Subjective evaluation of signal-dependent partial noise estimation algorithms for binaural hearing aids

Speech understanding is still a major challenge for many hearing aid users in complex acoustic scenes with background noise and interfering speakers. Besides suppressing undesired sound sources, an important objective of a binaural noise reduction algorithm is to preserve the spatial impression of the acoustic scene for the hearing aid user. Although the binaural minimum variance distortionless response (BMVDR) beamformer results in a good noise reduction performance and preserves the binaural cues of the target speaker, it distorts the binaural cues of the background noise, such that the target speaker and the background noise are perceived as coming from the same direction. Aiming at also preserving the binaural cues of the background noise, the binaural MVDR beamformer with partial noise estimation (BMVDR-N) was proposed, where a parameter allows to trade off noise reduction and binaural cue preservation of the background noise. In [1] a method was proposed to determine this trade-off parameter based on psychoacoustically-motivated boundaries for the desired interaural coherence of the background noise component.

In this contribution, we present a signal-dependent method to determine the trade-off parameter for the BMVDR-N beamformer based on the coherence between the noisy input signals and the output signals of the BMVDR beamformer [2]. We compare the performance of the BMVDR-N beamformer (both trade-off parameter methods) with the BMVDR beamformer for a realistic acoustic scenario with a target speaker, diffuse babble noise and an interfering speaker. Speech intelligibility was evaluated using the Oldenburg sentence test and spatial quality was evaluated using a MUSHRA test with N=11 normal-hearing subjects. In the presence of only diffuse babble noise, the signal-dependent trade-off parameter for the BMVDR-N beamformer significantly improves spatial quality compared to the BMVDR beamformer, while achieving the same speech intelligibility. Compared to the method in [1], the presented method achieves a significantly better performance, both in terms of speech intelligibility and spatial quality. When in addition an interfering speaker is present, the BMVDR-N beamformer (both trade-off parameter methods) significantly improves spatial quality without decreasing speech intelligibility compared to the BMVDR beamformer.

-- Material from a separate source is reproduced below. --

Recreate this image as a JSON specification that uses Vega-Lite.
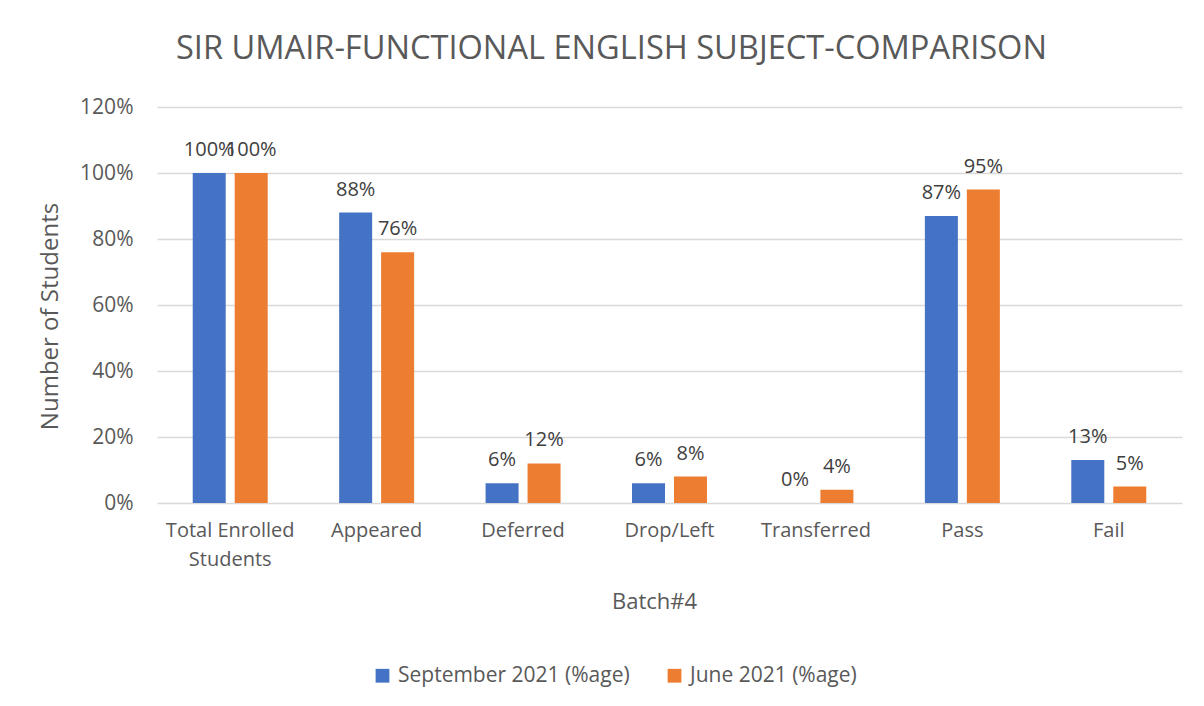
{
  "$schema": "https://vega.github.io/schema/vega-lite/v6.json",
  "autosize": {"type": "none"},
  "width": 1025,
  "height": 396,
  "padding": {"left": 157, "top": 107, "right": 22, "bottom": 203},
  "background": "white",
  "title": {
    "text": "SIR UMAIR-FUNCTIONAL ENGLISH SUBJECT-COMPARISON",
    "font": "Open Sans",
    "fontSize": 32.6,
    "fontWeight": "normal",
    "color": "#595959",
    "anchor": "middle",
    "dx": -58,
    "offset": 30
  },
  "data": {
    "values": [
      {"category": "Total Enrolled Students", "series": "September 2021 (%age)", "value": 1.00},
      {"category": "Total Enrolled Students", "series": "June 2021 (%age)", "value": 1.00},
      {"category": "Appeared", "series": "September 2021 (%age)", "value": 0.88},
      {"category": "Appeared", "series": "June 2021 (%age)", "value": 0.76},
      {"category": "Deferred", "series": "September 2021 (%age)", "value": 0.06},
      {"category": "Deferred", "series": "June 2021 (%age)", "value": 0.12},
      {"category": "Drop/Left", "series": "September 2021 (%age)", "value": 0.06},
      {"category": "Drop/Left", "series": "June 2021 (%age)", "value": 0.08},
      {"category": "Transferred", "series": "September 2021 (%age)", "value": 0.0},
      {"category": "Transferred", "series": "June 2021 (%age)", "value": 0.04},
      {"category": "Pass", "series": "September 2021 (%age)", "value": 0.87},
      {"category": "Pass", "series": "June 2021 (%age)", "value": 0.95},
      {"category": "Fail", "series": "September 2021 (%age)", "value": 0.13},
      {"category": "Fail", "series": "June 2021 (%age)", "value": 0.05}
    ]
  },
  "encoding": {
    "x": {
      "field": "category",
      "type": "nominal",
      "sort": null,
      "scale": {"paddingInner": 0.488, "paddingOuter": 0.244},
      "axis": {
        "title": "Batch#4",
        "titleFont": "Open Sans",
        "titleFontSize": 22,
        "titleFontWeight": "normal",
        "titleColor": "#595959",
        "titlePadding": 22,
        "titleX": 497,
        "labelFont": "Open Sans",
        "labelFontSize": 20,
        "labelColor": "#595959",
        "labelAngle": 0,
        "labelPadding": 17,
        "labelLineHeight": 29,
        "labelLimit": 300,
        "labelExpr": "datum.label == 'Total Enrolled Students' ? ['Total Enrolled', 'Students'] : datum.label",
        "domain": false,
        "ticks": false
      }
    },
    "xOffset": {
      "field": "series",
      "type": "nominal",
      "sort": ["September 2021 (%age)", "June 2021 (%age)"],
      "scale": {"paddingInner": 0.214, "paddingOuter": 0}
    },
    "y": {
      "field": "value",
      "type": "quantitative",
      "scale": {"domain": [0, 1.2]},
      "axis": {
        "title": "Number of Students",
        "titleFont": "Open Sans",
        "titleFontSize": 24,
        "titleFontWeight": "normal",
        "titleColor": "#595959",
        "titleX": -95,
        "titleY": 209,
        "format": ".0%",
        "values": [0, 0.2, 0.4, 0.6, 0.8, 1.0, 1.2],
        "labelOverlap": false,
        "labelFont": "Open Sans",
        "labelFontSize": 21,
        "labelColor": "#595959",
        "labelPadding": 24,
        "domain": false,
        "ticks": false,
        "gridColor": "#D9D9D9",
        "gridWidth": 1.3
      }
    }
  },
  "layer": [
    {
      "mark": {"type": "bar"},
      "encoding": {
        "color": {
          "field": "series",
          "type": "nominal",
          "sort": ["September 2021 (%age)", "June 2021 (%age)"],
          "scale": {"domain": ["September 2021 (%age)", "June 2021 (%age)"], "range": ["#4472C4", "#ED7D31"]},
          "legend": {
            "title": null,
            "orient": "none",
            "direction": "horizontal",
            "legendX": 215,
            "legendY": 558,
            "symbolType": "square",
            "symbolSize": 190,
            "symbolStrokeWidth": 0,
            "labelFont": "Open Sans",
            "labelFontSize": 21,
            "labelColor": "#595959",
            "labelOffset": 5,
            "labelLimit": 400,
            "columnPadding": 34
          }
        }
      }
    },
    {
      "mark": {"type": "text", "baseline": "alphabetic", "dy": -17, "font": "Open Sans", "fontSize": 20, "color": "#404040"},
      "encoding": {
        "text": {"field": "value", "type": "quantitative", "format": ".0%"}
      }
    }
  ],
  "config": {
    "view": {"stroke": null}
  }
}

[1] D. Marquardt, S. Doclo (2018). “Interaural Coherence Preservation in Binaural Hearing Aids using Partial Noise Estimation and Spectral Postfiltering,” IEEE/ACM Trans. Audio, Speech and Language Processing, 26(7):1257-1270.
[2] J. Klug, D. Marquardt, N. Gößling, S. Doclo (2018). “Evaluation of Signal-Dependent Partial Noise Estimation Algorithms for Binaural Hearing Aids,” in Proc. ITG Conference on Speech Communication, Oldenburg, Germany, Oct. 2018, pp. 236-240.